The Tablet reports that Fr. Reginald Foster, a top Latin scholar at the Vatican, saod that fans of the Tridentine Rite were doing harm to the Church. If Pope Benedict XVI, says Fr. Foster, continues to encourage such Latin-loving groups, a schism could ensue. "It's not the Latin, it's the mentality. These people think things were better before the [Second Vatican] Council," he told The Tablet. How alarmist and how uncharitable toweards those who love the old rite!

In fairness to Fr. Foster, he did conclude his comments by saying that it was a shame that so many young priests today could neither read nor understand and translate Latin. Priests, he said, should receive training in the "mindset that goes on from the Vulgate and Augustine and Jerome all the way to this present age."
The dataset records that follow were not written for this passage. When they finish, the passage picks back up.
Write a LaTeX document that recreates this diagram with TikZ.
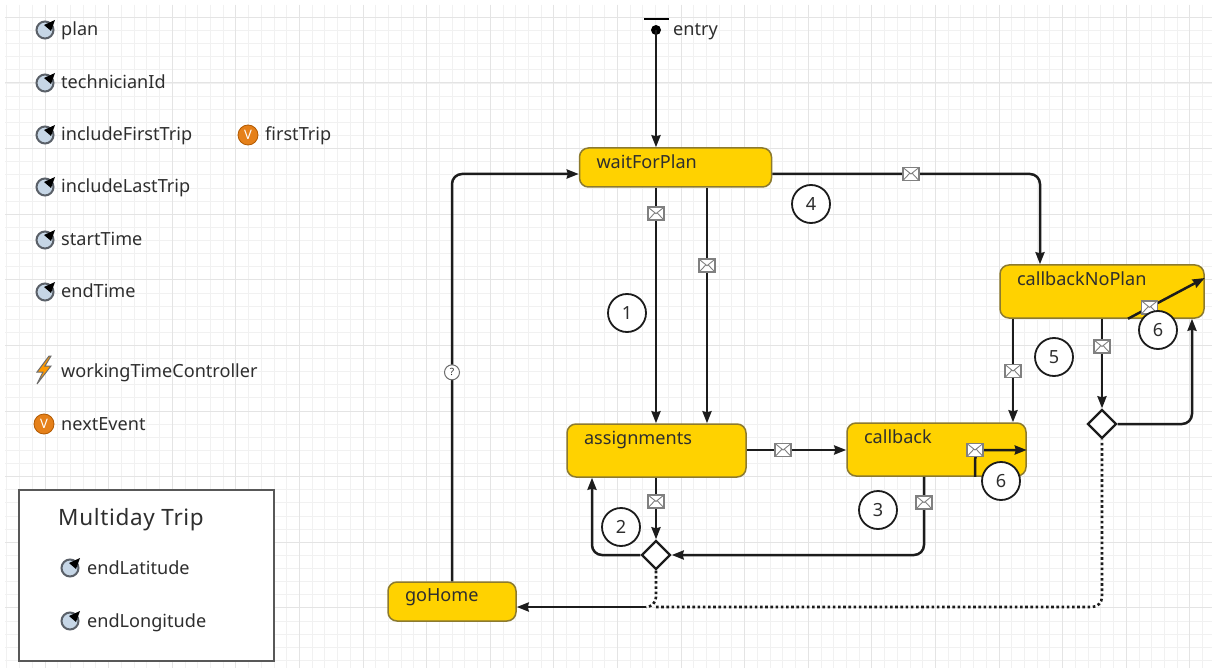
\documentclass[tikz,border=0pt]{standalone}
\usepackage{fontspec}
\setmainfont{Noto Sans}
\usetikzlibrary{shapes.geometric,arrows.meta,calc}
\definecolor{gold}{HTML}{FFD200}
\definecolor{goldedge}{HTML}{8C7A2E}
\definecolor{ink}{HTML}{2E2E2E}
\definecolor{linecol}{HTML}{1C1C1C}
\definecolor{gridminor}{HTML}{F1F1F1}
\definecolor{gridmajor}{HTML}{E4E4E4}
\definecolor{dial}{HTML}{C6D6E6}
\definecolor{dialedge}{HTML}{5A6068}
\newcommand{\stxt}[2]{\smash{\raisebox{#1pt}{#2}}}
\tikzset{
  x=1pt,y=-1pt,
  every node/.style={font=\fontsize{18.1}{20}\selectfont,text=ink},
  statebox/.style={draw=goldedge,line width=1.5pt,fill=gold,rounded corners=9pt,inner xsep=17pt,inner ysep=0pt,align=left},
  conn/.style={draw=linecol,line width=2.5pt,rounded corners=10pt,-{Stealth[length=12pt,width=9pt,inset=1pt]}},
  dotconn/.style={draw=linecol,line width=2.6pt,rounded corners=10pt,dash pattern=on 2.6pt off 2.6pt},
  env/.style={sharp corners,solid,draw=gray,fill=white,line width=1.4pt,minimum width=16pt,minimum height=13pt,inner sep=0pt,
    path picture={\draw[-,sharp corners,gray,line width=.9pt]
      (path picture bounding box.north west) -- (path picture bounding box.center) -- (path picture bounding box.north east)
      (path picture bounding box.south west) -- ($(path picture bounding box.center)+(-1,-1)$)
      (path picture bounding box.south east) -- ($(path picture bounding box.center)+(1,-1)$);}},
  gate/.style={diamond,sharp corners,draw=linecol,fill=white,line width=2.4pt,minimum width=29pt,minimum height=29pt,inner sep=0pt},
  num/.style={circle,draw=linecol,fill=white,line width=1.8pt,minimum size=38pt,inner sep=0pt},
  lab/.style={anchor=base west,inner sep=0pt},
  param/.pic={
    \draw[draw=dialedge,fill=dial,line width=2pt] (0,0) circle (8.5);
    \fill[black] (-1,-5) -- (10,-10) -- (6,1) -- cycle;
  },
  varicon/.style={circle,fill=orange!60!brown,draw=orange!70!black,line width=.8pt,minimum size=20pt,inner sep=0pt,text=white,font=\fontsize{13}{13}\bfseries\selectfont},
}
\begin{document}
\begin{tikzpicture}
\useasboundingbox (0,0) rectangle (1212,668);
\fill[white] (0,0) rectangle (1212,668);
% grid
\foreach \i in {-3,...,92}{
  \pgfmathsetmacro{\gx}{45+12.72*\i}
  \draw[gridminor,line width=.8pt] (\gx,5) -- (\gx,668);}
\foreach \i in {-5,...,46}{
  \pgfmathsetmacro{\gy}{83+13.12*\i}
  \draw[gridminor,line width=.8pt] (5,\gy) -- (1212,\gy);}
\foreach \i in {0,...,18}{
  \pgfmathsetmacro{\gx}{45+63.6*\i}
  \draw[gridmajor,line width=1pt] (\gx,5) -- (\gx,668);}
\foreach \i in {-1,...,9}{
  \pgfmathsetmacro{\gy}{83+65.6*\i}
  \draw[gridmajor,line width=1pt] (5,\gy) -- (1212,\gy);}

% x and y guides for connectors
\coordinate (xa) at (656,0);
\coordinate (xb) at (707,0);
\coordinate (xc) at (592,0);
\coordinate (xd) at (924,0);
\coordinate (xe) at (1013,0);
\coordinate (xf) at (1040,0);
\coordinate (xg) at (1102,0);
\coordinate (xh) at (1192,0);
\coordinate (xi) at (452,0);
\coordinate (xj) at (975,0);
\coordinate (xk) at (1128,0);
\coordinate (ya) at (0,174);
\coordinate (yb) at (0,450);
\coordinate (yc) at (0,278);
\coordinate (yd) at (0,607);
\coordinate (jn) at (646,607);

% states
\node[statebox,minimum height=39pt,text width=158pt] (wait) at (675.5,167.5) {\stxt{-1}{waitForPlan}};
\node[statebox,minimum height=53pt,text width=145pt] (assign) at (656.5,450.5) {\stxt{6.5}{assignments}};
\node[statebox,minimum height=53pt,text width=145pt] (callback) at (936.5,449.5) {\stxt{6.5}{callback}};
\node[statebox,minimum height=53pt,text width=170pt] (noplan) at (1102,291.5) {\stxt{6}{callbackNoPlan}};
\node[statebox,minimum height=39pt,text width=94pt] (gohome) at (452,601.5) {\stxt{0}{goHome}};

% gateways
\node[gate] (g1) at (656,555) {};
\node[gate] (g2) at (1102,424) {};

% entry
\fill[black] (656,30) circle (5);
\coordinate (entrydot) at (656,30);
\draw[black,line width=2pt] (644,19) -- (669,19);
\node[lab] (entrylab) at (673,36) {entry};
\draw[conn] (entrydot) -- (entrydot |- wait.north);

% connectors
\draw[conn] (wait.south -| xa) -- node[env,pos=.11]{} (assign.north -| xa);
\draw[conn] (wait.south -| xb) -- node[env,pos=.331]{} (assign.north -| xb);
\draw[conn] (wait.east |- ya) -- node[env,pos=.518]{} (xf |- ya) -- (noplan.north -| xf);
\draw[conn] (gohome.north -| xi) -- node[pos=.513,circle,sharp corners,draw=ink!70,fill=white,line width=1pt,minimum size=15pt,inner sep=0pt,font=\fontsize{10}{10}\selectfont]{?} (xi |- ya) -- (wait.west |- ya);
\draw[conn] (assign.east |- yb) -- node[env,pos=.365]{} (callback.west |- yb);
\draw[conn] (assign.south -| xa) -- node[env,pos=.385]{} (g1.north);
\draw[conn] (g1.west) -- (xc |- g1) -- (assign.south -| xc);
\draw[conn] (callback.south -| xd) -- node[env,pos=.33]{} (xd |- g1) -- (g1.east);
\draw[dotconn] (g1.south) -- (xa |- yd) -- (jn);
\draw[conn] (jn) -- (gohome.east |- yd);
\draw[dotconn] (xa |- yd) -- (xg |- yd) -- (g2.south);
\draw[conn] (noplan.south -| xg) -- node[env,pos=.31]{} (g2.north);
\draw[conn] (g2.east) -- (xh |- g2) -- (noplan.south -| xh);
\draw[conn] (noplan.south -| xe) -- node[env,pos=.505]{} (callback.north -| xe);
\draw[conn] (noplan.south -| xk) -- node[env,pos=.28]{} (noplan.east |- yc);
\draw[conn] (callback.south -| xj) -- (xj |- yb) -- node[env,pos=0]{} (callback.east |- yb);

% numbers
\node[num] (n1) at (627,313) {1};
\node[num] (n2) at (621,527) {2};
\node[num] (n3) at (878,510) {3};
\node[num] (n4) at (811,204) {4};
\node[num] (n5) at (1054,357) {5};
\node[num] (n6a) at (1158,330) {6};
\node[num] (n6b) at (1001,481) {6};

% left column
\foreach \yy/\txt/\nm in {30/plan/pa,83/technicianId/pb,135/includeFirstTrip/pc,187/includeLastTrip/pd,240/startTime/pe,292/endTime/pf}{
  \pic at (45,\yy) {param};
  \node[lab] (\nm) at (61,\yy+6) {\txt};
}
\node[varicon] (v1) at (248,135) {V};
\node[lab] (firsttrip) at (265,141) {firstTrip};
\fill[orange!80!yellow,draw=ink!70,line width=1pt] (49,356) -- (37,372) -- (43,372) -- (37,384) -- (51,366) -- (45,366) -- (51,356) -- cycle;
\node[lab] (wtc) at (61,377) {workingTimeController};
\node[varicon] (v2) at (44,424) {V};
\node[lab] (nextevent) at (61,430) {nextEvent};

% multiday box
\node[draw=ink!80,fill=white,line width=1.5pt,minimum width=255pt,minimum height=171pt,inner sep=0pt] (box) at (146.5,575.5) {};
\node[lab,font=\fontsize{22.5}{24}\selectfont\addfontfeatures{LetterSpace=3}] (boxtitle) at (58,525) {Multiday Trip};
\pic at (70,568) {param};
\node[lab] (endlat) at (87,574) {endLatitude};
\pic at (70,621) {param};
\node[lab] (endlon) at (87,627) {endLongitude};
\end{tikzpicture}
\end{document}
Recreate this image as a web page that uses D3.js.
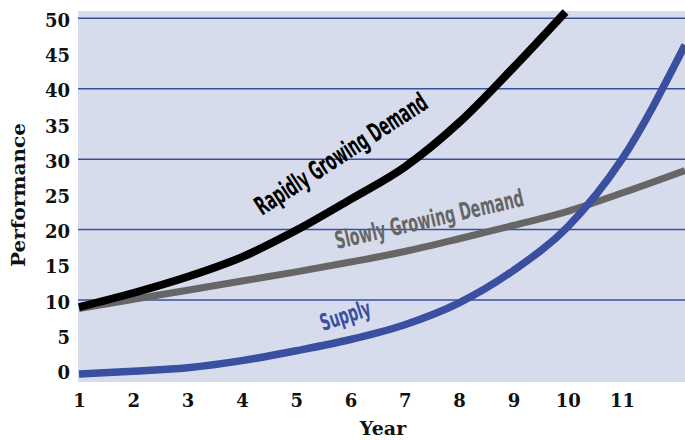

Does the 68-year-old priest not see a connection between the Church's official retreat from the Tridentine Rite and the inability of younger priests to understand Latin? He seems confused, his comments sound somewhat contradictory, and frankly, he doesn;t seem to be doing such a good job as the Vatican's foremost scholar of Latin. One would think that such a position would necessarily entail a stalwart defense of Latin and its continued use in the Tridentine Rite that more than a few kooks on the Right appreciate and enjoy. (Here is a list of religious communities for men and for women that still use traditionalist Missals.)

The Tridentine Mass, by the way, was the Mass liturgy of the Roman Rite until the Second Vatican Council of 1962. It is called Tridentine because it refers to the Council of Trent (1545-63) which laboriously stipulated Church doctrine on the Sacraments and the nature of salvation, and which standardized the liturgy of the Mass, eliminating local and regional variations.